GLOBAL ECONOMIC UPDATE
After a week of heightened volatility, will the markets return to stability soon?
Last week financial markets witnessed chaos, illiquidity, despair and euphoria. The Volatility Index rose from about 42% to peak at around 75% before tumbling to close the week at 57%. At the start of the week, Saudi Arabia and Russia tussled in a price war in the oil market, leading to a collapse of global oil prices — a drop of roughly 30% in one day. Meanwhile, the SET index started off the week at around 1,300 and subsequently tumbled to 975, before staging a furious rally to close the week at 1,115.
Extreme volatility was prevalent across global stock markets. The speed of the fall and rise of the S&P 500 has been almost unprecedented, rivalling the 1987 financial panic. Assets showed a high degree of correlations. US treasuries, generally considered a safe haven, sold off along with other risk assets, with 10-year yield rising from 0.42% to 0.98% during the week. In addition, gold was down 3.8% for the week. Usual safe havens did not offer protection when push came to shove.
Apart from heightened volatility, there was a sign of illiquidity as stresses in the short-term funding and US treasury markets mounted. The Federal Reserve said it would pump in trillions of dollars into the financial markets as it seeks to address the highly unusual disruptions in the treasury financing markets. Trading conditions in US treasuries, the most liquid debt market, have worsened significantly, which added considerable pressure on the global capital markets — contributing to extreme movements in the financial markets. The Fed acted as a market maker throughout the week, as liquidity dried up.
There is a sense in the markets that policy responses have been inadequate in shoring up confidence and supporting the economy. Monetary policies have seen emergency easing in several countries, with many more undoubtedly to come. But aggressive rate cuts will not ease the fear of the public, nor contain the coronavirus spread. More heavy lifting will need to come from fiscal support, by ensuring that people and businesses will survive the outbreak. Financial markets will always be fickle, but the real world is facing a very real crisis.
By attempting to contain the outbreak, many countries closed schools and borders and banned large gatherings, including concerts, seminars, sporting events. Following China’s example, Italy and Denmark implemented a nationwide lockdown. There will be many more to follow. We are clearly in uncharted territory. No one quite knows when exactly this will end. But it is very easy to get tangled up in doom and gloom as we are bombarded with sensational journalism non-stop in the age of social media. Remember: good news does not catch attention as well as bad news. We are wired to avoid clear and present danger in order to survive.

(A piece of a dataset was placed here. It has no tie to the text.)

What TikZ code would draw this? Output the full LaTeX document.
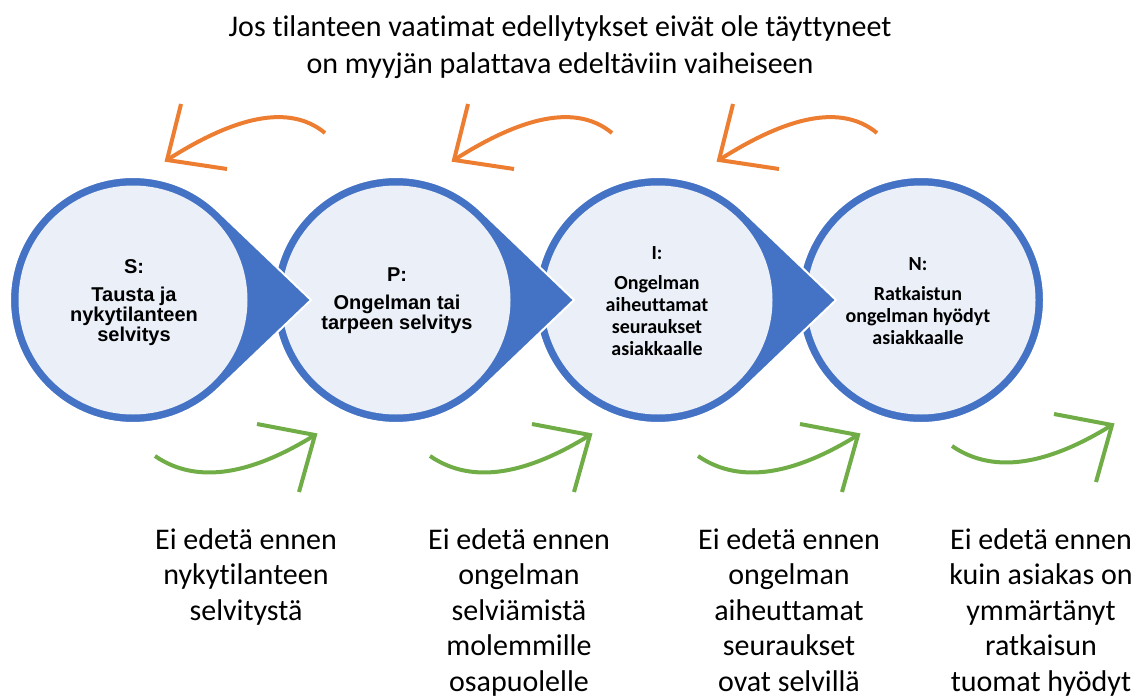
\documentclass[tikz,border=0pt]{standalone}
\usepackage{fontspec}
\setmainfont{Carlito}[Ligatures=NoCommon]
\newfontfamily\arialf{Liberation Sans}
\usetikzlibrary{calc}
\definecolor{ringblue}{HTML}{4472C4}
\definecolor{innerfill}{HTML}{EAEFF8}
\definecolor{backorange}{HTML}{ED7D31}
\definecolor{fwdgreen}{HTML}{70AD47}
\begin{document}
\begin{tikzpicture}[x=1pt,y=-1pt,
  outerring/.style={fill=ringblue, draw=white, line width=2pt},
  innerdisc/.style={circle, fill=innerfill, draw=none, minimum size=229pt, inner sep=0pt},
  arialbl/.style={font=\arialf\bfseries\fontsize{20}{20}\selectfont, align=center, inner sep=0pt, anchor=north},
  calibl/.style={font=\bfseries\fontsize{20}{22}\selectfont, align=center, inner sep=0pt, anchor=north},
  bigtext/.style={font=\fontsize{30}{35.5}\selectfont, align=center, inner sep=0pt, anchor=north},
  backline/.style={draw=backorange, line width=4pt},
  fwdline/.style={draw=fwdgreen, line width=4pt},
  backarrow/.pic={
    \draw[backline] (158,-27) .. controls (118,-60) and (58,-37) .. (0,0);
    \draw[backline] (14,-56) -- (0,0) -- (60,9);
  },
  fwdarrow/.pic={
    \draw[fwdline] (-160,21) .. controls (-115,52) and (-58,36) .. (0,0);
    \draw[fwdline] (-58,-11) -- (0,0) -- (-16,57);
  }
]
\useasboundingbox (0,0) rectangle (1140,698);

% centres
\coordinate (cS) at (133,300);
\coordinate (cP) at (396,300);
\coordinate (cI) at (658,300);
\coordinate (cN) at (921,300);

% N (plain circle)
\path[outerring] (cN) circle[radius=123pt];
\node[innerdisc] (N) at (cN) {};
% I
\path[outerring] (cI) ++(46:123pt) arc[start angle=46, end angle=314, radius=123pt] -- ($(cI)+(178pt,0)$) -- cycle;
\node[innerdisc] (I) at (cI) {};
% P
\path[outerring] (cP) ++(46:123pt) arc[start angle=46, end angle=314, radius=123pt] -- ($(cP)+(178pt,0)$) -- cycle;
\node[innerdisc] (P) at (cP) {};
% S
\path[outerring] (cS) ++(46:123pt) arc[start angle=46, end angle=314, radius=123pt] -- ($(cS)+(178pt,0)$) -- cycle;
\node[innerdisc] (S) at (cS) {};

% circle texts
\node[arialbl] (Stxt) at (134,259) {S:\\[8pt]Tausta ja\\nykytilanteen\\selvitys};
\node[arialbl] (Ptxt) at (397,268) {P:\\[8pt]Ongelman tai\\tarpeen selvitys};
\node[calibl] (Itxt) at (657,246) {I:\\[8pt]Ongelman\\aiheuttamat\\seuraukset\\asiakkaalle};
\node[calibl] (Ntxt) at (918,257) {N:\\[8pt]Ratkaistun\\ongelman hyödyt\\asiakkaalle};

% top text
\node[bigtext, font=\fontsize{30}{37}\selectfont] (title) at (560,15) {Jos tilanteen vaatimat edellytykset eivät ole täyttyneet\\on myyjän palattava edeltäviin vaiheiseen};

% orange back arrows
\pic (ob1) at (167,160) {backarrow};
\pic (ob2) at (454,160) {backarrow};
\pic (ob3) at (719,160) {backarrow};

% green forward arrows
\pic (gf1) at (315,435) {fwdarrow};
\pic (gf2) at (590,435) {fwdarrow};
\pic (gf3) at (858,435) {fwdarrow};
\pic (gf4) at (1112,425) {fwdarrow};

% bottom texts
\node[bigtext] (b1) at (246,528) {Ei edetä ennen\\nykytilanteen\\selvitystä};
\node[bigtext] (b2) at (519,528) {Ei edetä ennen\\ongelman\\selviämistä\\molemmille\\osapuolelle};
\node[bigtext] (b3) at (789,528) {Ei edetä ennen\\ongelman\\aiheuttamat\\seuraukset\\ovat selvillä};
\node[bigtext] (b4) at (1041,528) {Ei edetä ennen\\kuin asiakas on\\ymmärtänyt\\ratkaisun\\tuomat hyödyt};
\end{tikzpicture}
\end{document}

This is a shock, decidedly a very large shock, to the global economy, which will put many countries into recessions. There is a high probability that we could face a global recession if the outbreak is not contained soon. In my opinion, despite being a severe hit to the global economy, this will only be temporary. In the meantime, we can only pray that governments take unprecedented steps to support ordinary people and small businesses, so they do not become unemployed or bankrupt while we wait the crisis out.
When we first wrote an article about the coronavirus in early February, Thailand was the second largest country in terms of the number of infections. Since then, countries like Italy, Iran and several European countries, have seen a dramatic rise in the number of confirmed cases of Covid-19. While Thailand has not banned any tourists at all, the rise in the number of infections in the country has so far been relatively modest.
One factor that may explain the disparity is weather. In Thailand, our temperature in Bangkok roughly ranges between a high of 34C and a low of 24C. Reports indicate that the temperature most conducive for coronavirus spread is in the 5-11C range. The countries affected most by the outbreak are located around latitude 40 (see map). Another piece of good news is that we see improvements in China and South Korea as the draconian responses have proved able to mitigate and contain the outbreak.
Therefore, we conjecture that once temperature rises in the spring and summer in the aforementioned countries, we are likely to see containment in the next few months. In the meantime, brace for more volatility in the next few months, but keep an eye out for many opportunities. Cool heads always prevail at times like this.